RE: Next step?

From: rocallahan@gmail.com [mailto:rocallahan@gmail.com] On Behalf Of Robert O'Callahan
Sent: Wednesday, October 21, 2009 4:13 PM
To: Sylvain Galineau
Cc: Ricardo Esteves; www-font@w3.org
Subject: Re: Next step?

On Thu, Oct 22, 2009 at 11:59 AM, Sylvain Galineau <sylvaing@microsoft.com<mailto:sylvaing@microsoft.com>> wrote:
As for choosing a single format, this will not ensure interop until a large share
if the browsers used in the field support it and is thus of limited practical use
for real world authors.

Dealing with the legacy IE users is a separate problem that the Fonts WG can do nothing about. The best thing the Fonts WG can do is recommend a single font format that browsers should support going forward. Then authors can use that and, if they wish, support legacy IE in some other manner.

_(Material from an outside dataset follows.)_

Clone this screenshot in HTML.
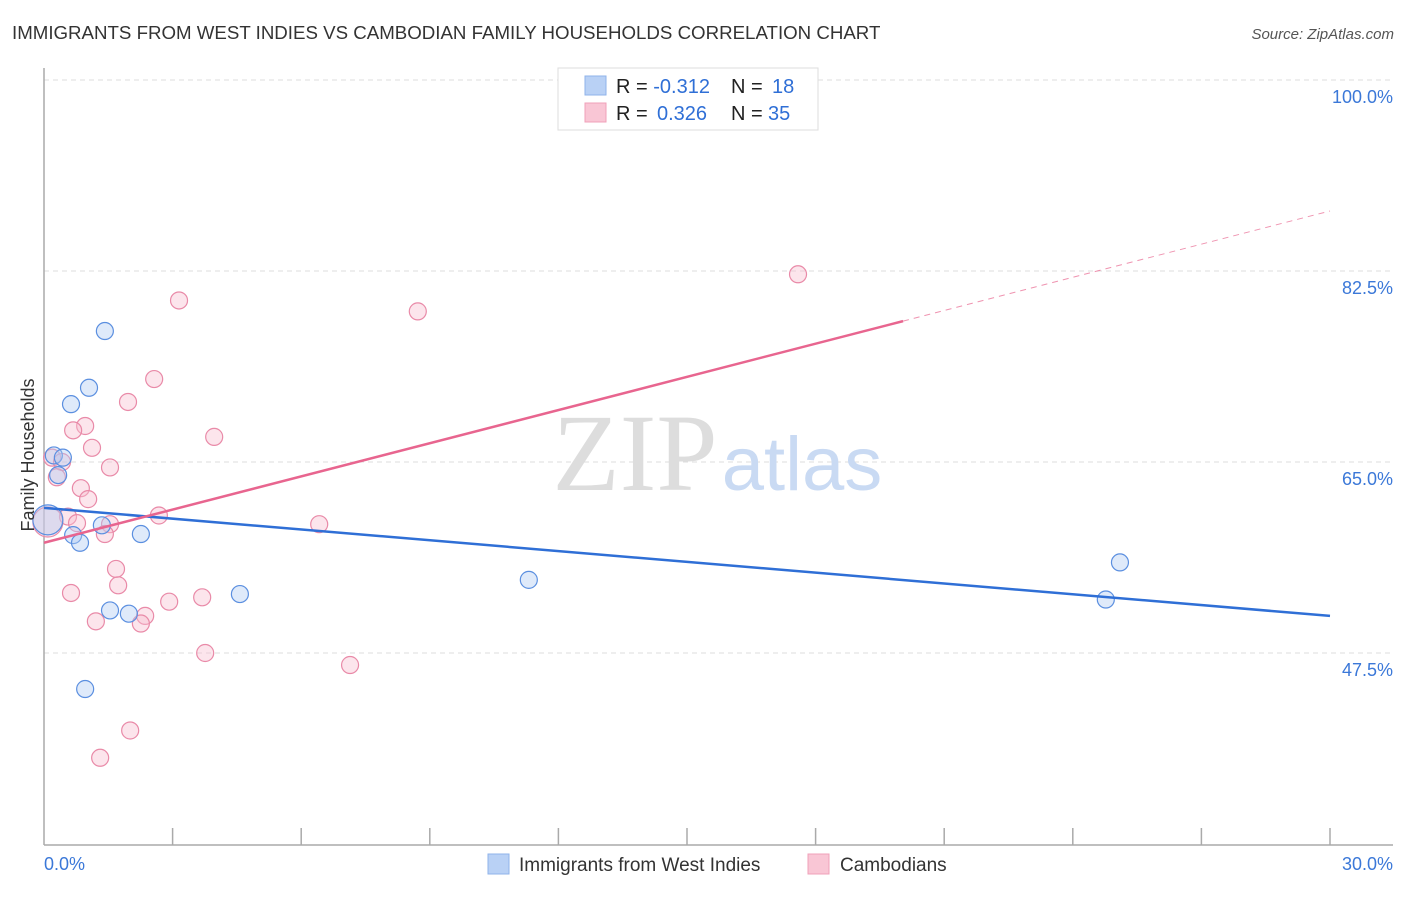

Asserting it is the best thing does not make it so. The best thing for whom ? For authors, it would arguably be a solution that lets them use the fonts they want across all browsers in the field today. Will there be browser bugs to deal with ? Sure. (And not just with IE and EOT, by the way). But I don’t see why the existence of such bugs should close the door on specifying an *optional* format compatible with 2/3 of the installed base. Some also believe the best thing for HTML5 would be to define what HTML should ideally be regardless of what’s already out there but that would not be very useful either.

The legacy is out there whether we like it or not. Specifying a simple, lightweight – and, again, optional – subset format that is both compatible with the majority of web browsers and can implemented by others if needed/wanted without any patent and other issues is well within the remit of a W3C working group and an interoperability charter.

I’m fine with individual browser vendors deciding they will pursue the ideal future right now at the expense of the short to medium-term needs of today’s real world authors. But that should be their own explicit choice, not the W3C’s. You may have the option of not dealing with the legacy. Most web authors do not have that luxury. And I assume the W3C cares about them.